March 28, 2024

F.C.C. Is Again Examining Looser Cross-Ownership Rules

WASHINGTON — The Federal Communications Commission appears to be close to adopting rules that would relax a longstanding ban on ownership of both a newspaper and a television or radio station in large metropolitan media markets.

Julius Genachowski, the F.C.C. chairman, has circulated to the agency’s four other commissioners a proposal “to streamline and modernize media ownership rules, including eliminating outdated prohibitions on newspaper-radio and TV-radio cross-ownership,” said a spokesman for the commission, Justin Cole, in a statement.

The order is likely to be taken up at the F.C.C.’s December meeting.

This would be the third time in a decade that the F.C.C. has tried to loosen the rules, which have long prohibited the ownership of multiple media outlets in one area. Supporters of the rules say they are necessary to provide for a diversity of voices in a community.

The F.C.C.’s last effort, which began in 2007, was overturned by a federal appeals court last year. The court ruled that the commission had not provided adequate notice and opportunity for public comment before instituting the rules. In June, the United States Supreme Court declined to hear the case.

But the media landscape has changed significantly in recent years. With increasing numbers of people obtaining their news online, newspapers have suffered financially, and many have shut down.
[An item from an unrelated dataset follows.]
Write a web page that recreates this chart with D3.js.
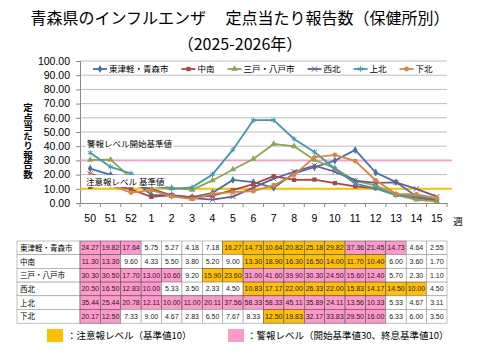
<!DOCTYPE html>
<html>
<head>
<meta charset="utf-8">
<script src="https://cdn.jsdelivr.net/npm/d3@7"></script>
<style>
  body { margin: 0; background: #fff; }
  text { font-family: "Liberation Sans", "Noto Sans CJK JP", sans-serif; }
  .jp { font-family: "Noto Sans CJK JP", sans-serif; }
</style>
</head>
<body>
<script>
var weeks = ["50","51","52","1","2","3","4","5","6","7","8","9","10","11","12","13","14","15"];
var regions = ["東津軽・青森市","中南","三戸・八戸市","西北","上北","下北"];

var higashitsugaru = [24.27,19.82,17.64,5.75,5.27,4.18,7.18,16.27,14.73,10.64,20.82,25.18,29.82,37.36,21.45,14.73,4.64,2.55];
var chunan = [11.30,13.30,9.60,4.33,5.50,3.80,5.20,9.00,13.30,18.90,16.30,16.50,14.00,11.70,10.40,6.00,3.60,1.70];
var sannohe = [30.30,30.50,17.70,13.00,10.60,9.20,15.90,23.60,31.00,41.60,39.90,30.30,24.50,15.60,12.40,5.70,2.30,1.10];
var seihoku = [20.50,16.50,12.83,10.00,5.33,3.50,2.33,4.50,10.83,17.17,22.00,26.33,22.00,15.83,14.17,14.50,10.00,4.50];
var kamikita = [35.44,25.44,20.78,12.11,10.00,11.00,20.11,37.56,58.33,58.33,45.11,35.89,24.11,13.56,10.33,5.33,4.67,3.11];
var shimokita = [20.17,12.50,7.33,9.00,4.67,2.83,6.50,7.67,8.33,12.50,19.83,32.17,33.83,29.50,16.00,6.33,6.00,3.50];

var seriesValues = [higashitsugaru, chunan, sannohe, seihoku, kamikita, shimokita];
var yTicks = [0,10,20,30,40,50,60,70,80,90,100];
var warnStart = 30, warnEnd = 10, attention = 10;

var colors = ["#4572A7","#AA4643","#89A54E","#71588F","#4198AF","#DB843D"];
var symbols = [d3.symbolDiamond, d3.symbolSquare, d3.symbolTriangle, d3.symbolX, d3.symbolAsterisk, d3.symbolCircle];
var strokeOnly = [false,false,false,true,true,false];

const W = 480, H = 360;

const svg = d3.select('body').append('svg')
  .attr('width', W).attr('height', H);

const x = d3.scaleBand().domain(weeks).range([80, 447]).padding(0);
const y = d3.scaleLinear().domain([0, 100]).range([203, 61]);
const cx = function(w) { return x(w) + x.bandwidth() / 2; };

// title
svg.append('text').attr('class','jp')
  .attr('x', 240).attr('y', 24).attr('text-anchor','middle')
  .style('font-size','16px')
  .text('青森県のインフルエンザ　 定点当たり報告数（保健所別）');
svg.append('text').attr('class','jp')
  .attr('x', 240).attr('y', 50).attr('text-anchor','middle')
  .style('font-size','16px')
  .text('（2025-2026年）');

// gridlines
svg.append('g').selectAll('line')
  .data(yTicks.filter(d => d > 0))
  .enter().append('line')
  .attr('x1', 80).attr('x2', 447)
  .attr('y1', d => y(d)).attr('y2', d => y(d))
  .attr('stroke', '#bfbfbf').attr('stroke-width', 1);

// y axis
const gY = svg.append('g').attr('transform','translate(80,0)')
  .call(d3.axisLeft(y).tickValues(yTicks).tickFormat(d3.format('.2f')).tickSize(4));
gY.select('.domain').attr('stroke','#888');
gY.selectAll('.tick line').attr('stroke','#888');
gY.selectAll('.tick text').attr('x', -10).style('font-size','10.5px').style('font-family','"Liberation Sans", sans-serif').attr('fill','#000');

// x axis
const gX = svg.append('g').attr('transform','translate(0,203)')
  .call(d3.axisBottom(x).tickSize(0).tickPadding(12));
gX.select('.domain').attr('stroke','#888');
gX.selectAll('.tick text').style('font-size','10.5px').style('font-family','"Liberation Sans", sans-serif').attr('fill','#000');
svg.append('g').selectAll('line')
  .data(weeks.concat(['end']))
  .enter().append('line')
  .attr('x1', (d, i) => 80 + i * x.bandwidth()).attr('x2', (d, i) => 80 + i * x.bandwidth())
  .attr('y1', 203).attr('y2', 207)
  .attr('stroke', '#888');
svg.append('text').attr('class','jp')
  .attr('x', 458).attr('y', 225).attr('text-anchor','middle')
  .style('font-size','9.5px').text('週');

// y axis title, vertical
svg.append('text').attr('class','jp')
  .attr('x', 28).attr('y', 103)
  .style('writing-mode','vertical-rl')
  .style('text-orientation','upright')
  .style('font-size','9.5px').style('font-weight','bold')
  .text('定点当たり報告数');

// reference lines
svg.append('line').attr('x1',80).attr('x2',452)
  .attr('y1', y(warnStart)).attr('y2', y(warnStart))
  .attr('stroke','#ff99cc').attr('stroke-width',1.6);
svg.append('line').attr('x1',80).attr('x2',452)
  .attr('y1', y(attention)).attr('y2', y(attention))
  .attr('stroke','#ffc000').attr('stroke-width',2);

// series
const line = d3.line().x((d, i) => cx(weeks[i])).y(d => y(d));
seriesValues.forEach(function(vals, s) {
  svg.append('path').datum(vals)
    .attr('d', line).attr('fill','none')
    .attr('stroke', colors[s]).attr('stroke-width', 1.8);
  svg.append('g').selectAll('path')
    .data(vals).enter().append('path')
    .attr('transform', (d, i) => 'translate(' + cx(weeks[i]) + ',' + y(d) + ')')
    .attr('d', d3.symbol().type(symbols[s]).size(strokeOnly[s] ? 20 : 18))
    .attr('fill', strokeOnly[s] ? 'none' : colors[s])
    .attr('stroke', strokeOnly[s] ? colors[s] : 'none')
    .attr('stroke-width', 1);
});

// reference labels
function refLabel(txt, lx, ly) {
  const g = svg.append('g');
  const t = g.append('text').attr('class','jp')
    .attr('x', lx).attr('y', ly).style('font-size','8.5px').text(txt);
  const bb = t.node().getBBox();
  g.insert('rect', 'text').attr('x', bb.x - 1).attr('y', bb.y)
    .attr('width', bb.width + 2).attr('height', bb.height).attr('fill','#fff');
}
refLabel('警報レベル開始基準値', 87, 147);
refLabel('注意報レベル 基準値', 86, 185);

// legend
let lx = 93;
regions.forEach(function(r, s) {
  const g = svg.append('g');
  g.append('line').attr('x1', lx).attr('x2', lx + 14).attr('y1', 69).attr('y2', 69)
    .attr('stroke', colors[s]).attr('stroke-width', 1.8);
  g.append('path').attr('transform','translate(' + (lx + 7) + ',69)')
    .attr('d', d3.symbol().type(symbols[s]).size(strokeOnly[s] ? 20 : 18))
    .attr('fill', strokeOnly[s] ? 'none' : colors[s])
    .attr('stroke', strokeOnly[s] ? colors[s] : 'none');
  const t = g.append('text').attr('class','jp')
    .attr('x', lx + 16).attr('y', 72).style('font-size','8.5px').text(r);
  lx += 16 + t.node().getComputedTextLength() + 13;
});

// table
const rowTop = 241, rowH = 13.7;
function levels(vals) {
  let warn = true;
  return vals.map(function(v) {
    if (warn && v < warnEnd) warn = false;
    if (!warn && v >= warnStart) warn = true;
    if (warn) return 'warn';
    if (v >= attention) return 'attn';
    return 'none';
  });
}
const fillFor = {warn: '#ff99cc', attn: '#ffc000', none: '#ffffff'};

const table = svg.append('g');
regions.forEach(function(r, s) {
  const ry = rowTop + s * rowH;
  table.append('rect').attr('x', 17).attr('y', ry).attr('width', 63).attr('height', rowH)
    .attr('fill','#fff').attr('stroke','#999').attr('stroke-width',0.6);
  table.append('text').attr('class','jp').attr('x', 20).attr('y', ry + rowH / 2 + 3)
    .style('font-size','7.5px').text(r);
  const lv = levels(seriesValues[s]);
  table.append('g').selectAll('rect')
    .data(seriesValues[s]).enter().append('rect')
    .attr('x', (d, i) => x(weeks[i])).attr('y', ry)
    .attr('width', x.bandwidth()).attr('height', rowH)
    .attr('fill', (d, i) => fillFor[lv[i]])
    .attr('stroke', (d, i) => lv[i] === 'none' ? '#999' : '#555').attr('stroke-width', 0.6);
  table.append('g').selectAll('text')
    .data(seriesValues[s]).enter().append('text')
    .attr('x', (d, i) => cx(weeks[i])).attr('y', ry + rowH / 2 + 2.5)
    .attr('text-anchor','middle')
    .style('font-size','7px').style('font-family','"Liberation Sans Narrow", "Liberation Sans", sans-serif')
    .attr('fill','#222')
    .text(d => d.toFixed(2));
});

// bottom legend
svg.append('rect').attr('x',47).attr('y',329).attr('width',16).attr('height',13).attr('fill','#ffc000');
svg.append('text').attr('class','jp').attr('x',67).attr('y',339).style('font-size','9.5px')
  .text('：注意報レベル（基準値10）');
svg.append('rect').attr('x',228).attr('y',329).attr('width',16).attr('height',13).attr('fill','#ff99cc');
svg.append('text').attr('class','jp').attr('x',247).attr('y',339).style('font-size','9.5px')
  .text('：警報レベル（開始基準値30、終息基準値10）');
</script>
</body>
</html>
Supporters of a relaxed ownership rule believe that broadcasters might offer financial support to newspapers in some markets if the two could share resources.

The F.C.C. outlined new proposals in December. Media companies have been furiously lobbying the agency since then. It is not known how Mr. Genachowski’s current proposal differs, if at all, from the December outline. And the new proposal could change based on comments from other commissioners.

The December proposals would provide for exemptions from the ban on combinations between stations and newspapers in the top 20 media markets. Combinations in smaller media markets would still be limited, as would mergers between any of the four largest broadcasters in a given market and a newspaper or radio station. Mergers would be allowed only if there remained at least eight “major media voices” in that market.

“While the media marketplace is in transition,” Mr. Cole said in the statement, “broadband and new media are not yet available as ubiquitously as traditional broadcast media, and certain protections therefore remain important to promoting competition, diversity and localism.”